Lent Reading: Psalm 27
You couldn’t pay me enough to go on a real rollercoaster –being terrified for my life isn’t my kind of fun! But I confess that my emotions can sometimes take me for a bit of a ride. At times like that, Psalm 27 has real resonance for me. The psalmist begins so strongly – The LORD is my light and my salvation – whom shall I fear? The LORD is the stronghold of my life – of whom shall I be afraid? (v 1). This sounds like a person who has it all sorted out, who never wavers, whose confidence in God is a shining light. The psalm continues – Though an army besiege me, my heart will not fear, though war break out against me, even then I will be confident (v 3). Impressive stuff!
But midway through talking of the wonders of being in God’s temple, there’s a slight change of tone – in the day of trouble he will keep me safe, he will hide me in the shelter of his sacred tent. (v 5).

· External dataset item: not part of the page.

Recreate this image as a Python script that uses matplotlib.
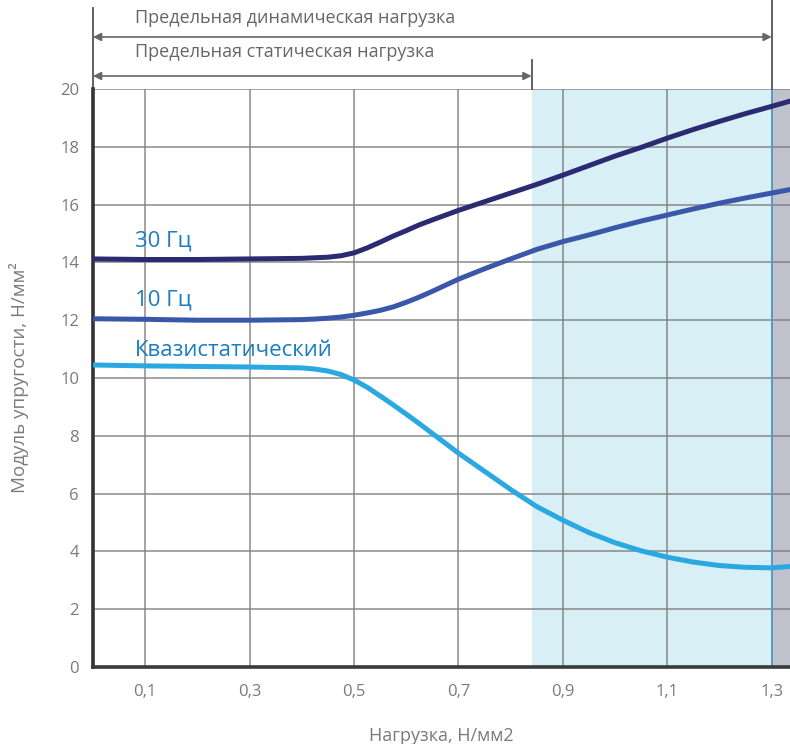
import matplotlib
matplotlib.use('Agg')
import matplotlib.pyplot as plt

plt.rcParams['font.family'] = ['Open Sans', 'DejaVu Sans']

# данные
load = [0, 0.1, 0.2, 0.3, 0.4, 0.425, 0.45, 0.475, 0.5, 0.525, 0.55, 0.575,
        0.6, 0.625, 0.65, 0.7, 0.75, 0.8, 0.85, 0.9, 0.95, 1.0, 1.05, 1.1,
        1.15, 1.2, 1.25, 1.3, 1.335]
hz30 = [14.12, 14.1, 14.1, 14.12, 14.14, 14.16, 14.18, 14.23, 14.33, 14.5,
        14.7, 14.91, 15.1, 15.3, 15.47, 15.8, 16.1, 16.4, 16.7, 17.02,
        17.35, 17.68, 17.98, 18.3, 18.6, 18.88, 19.15, 19.4, 19.58]
hz10 = [12.05, 12.03, 12.0, 12.0, 12.02, 12.04, 12.07, 12.11, 12.17, 12.25,
        12.34, 12.46, 12.62, 12.8, 13.0, 13.42, 13.78, 14.12, 14.45, 14.72,
        14.95, 15.2, 15.43, 15.64, 15.85, 16.05, 16.23, 16.4, 16.52]
quasi = [10.45, 10.42, 10.4, 10.38, 10.35, 10.31, 10.24, 10.12, 9.93, 9.68,
         9.38, 9.07, 8.75, 8.42, 8.08, 7.4, 6.77, 6.14, 5.55, 5.08, 4.65,
         4.3, 4.02, 3.8, 3.63, 3.51, 3.45, 3.43, 3.48]

x_ticks = [0.1, 0.3, 0.5, 0.7, 0.9, 1.1, 1.3]
x_labels = ['0,1', '0,3', '0,5', '0,7', '0,9', '1,1', '1,3']
y_ticks = list(range(0, 21, 2))

static_lim = 0.84
dynamic_lim = 1.3

C_LBL = '#1b7cc2'
C_GRAY = '#7a7a7a'

fig = plt.figure(figsize=(7.9, 7.44), dpi=100, facecolor='white')
ax = fig.add_axes([93 / 790, 77 / 744, 697 / 790, 578 / 744])
ax.set_xlim(0, 1.335)
ax.set_ylim(0, 20)

# зоны
ax.axvspan(static_lim, dynamic_lim, color='#d7eff5', zorder=0, lw=0)
ax.axvspan(dynamic_lim, 1.335, color='#bfc1cc', zorder=0, lw=0)

# сетка
for xv in x_ticks:
    ax.axvline(xv, color='#808080', lw=1.2, alpha=0.85, zorder=1)
for yv in y_ticks[1:]:
    ax.axhline(yv, color='#808080', lw=1.2, alpha=0.85, zorder=1)
ax.axvline(dynamic_lim, color='#5a9cc4', lw=1.4, zorder=1)

# кривые
ax.plot(load, hz30, color='#2b2a72', lw=3.6, solid_joinstyle='round', zorder=3)
ax.plot(load, hz10, color='#3b57a9', lw=3.6, solid_joinstyle='round', zorder=3)
ax.plot(load, quasi, color='#29a8e1', lw=3.6, solid_joinstyle='round', zorder=3)

ax.text(0.08, 14.55, '30 Гц', fontsize=16, color=C_LBL, zorder=4)
ax.text(0.08, 12.5, '10 Гц', fontsize=16, color=C_LBL, zorder=4)
ax.text(0.08, 10.75, 'Квазистатический', fontsize=16, color=C_LBL, zorder=4)

# оси
ax.set_xticks(x_ticks)
ax.set_xticklabels(x_labels)
ax.set_yticks(y_ticks)
ax.tick_params(length=0, labelsize=12, colors=C_GRAY, pad=12)
ax.tick_params(axis='y', pad=10)
for s in ['top', 'right']:
    ax.spines[s].set_visible(False)
ax.spines['left'].set_color('#333333')
ax.spines['left'].set_linewidth(2.6)
ax.spines['bottom'].set_color('#3a3a3a')
ax.spines['bottom'].set_linewidth(2.6)

ax.set_xlabel('Нагрузка, Н/мм2', fontsize=13, color=C_GRAY, labelpad=20)
ax.set_ylabel('Модуль упругости, Н/мм²', fontsize=13.5, color=C_GRAY, labelpad=22)

# предельные нагрузки сверху
ax.plot([0, 0], [20, 22.8], color='#555555', lw=1.3, clip_on=False)
ax.plot([static_lim, static_lim], [20, 21.0], color='#555555', lw=1.3, clip_on=False)
ax.plot([dynamic_lim, dynamic_lim], [20, 23.1], color='#555555', lw=1.3, clip_on=False)

arrow = dict(arrowstyle='<|-|>', color='#666666', lw=1.2, mutation_scale=12,
             shrinkA=0, shrinkB=0)
ax.annotate('', xy=(0, 21.8), xytext=(dynamic_lim, 21.8), arrowprops=arrow,
            annotation_clip=False)
ax.annotate('', xy=(0, 20.45), xytext=(static_lim, 20.45), arrowprops=arrow,
            annotation_clip=False)
ax.text(0.08, 22.45, 'Предельная динамическая нагрузка', fontsize=13,
        color='#666666', va='center', clip_on=False)
ax.text(0.08, 21.27, 'Предельная статическая нагрузка', fontsize=13,
        color='#666666', va='center', clip_on=False)

fig.savefig('out.png', dpi=100, facecolor='white')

No longer striding forth, the psalmist is looking for God to hide him away.
By v 9, the psalmist is sounding afraid and desperate – Do not turn your back on me…don’t leave me now, don’t abandon me. Then something settles. Despite the enemies all around, the psalmist finds new confidence in God – I remain confident of this: I will see the goodness of the LORD in the land of the living (v 13). The psalm ends with these beautiful words – Wait for the LORD; be strong and take heart and wait for the LORD (v 14).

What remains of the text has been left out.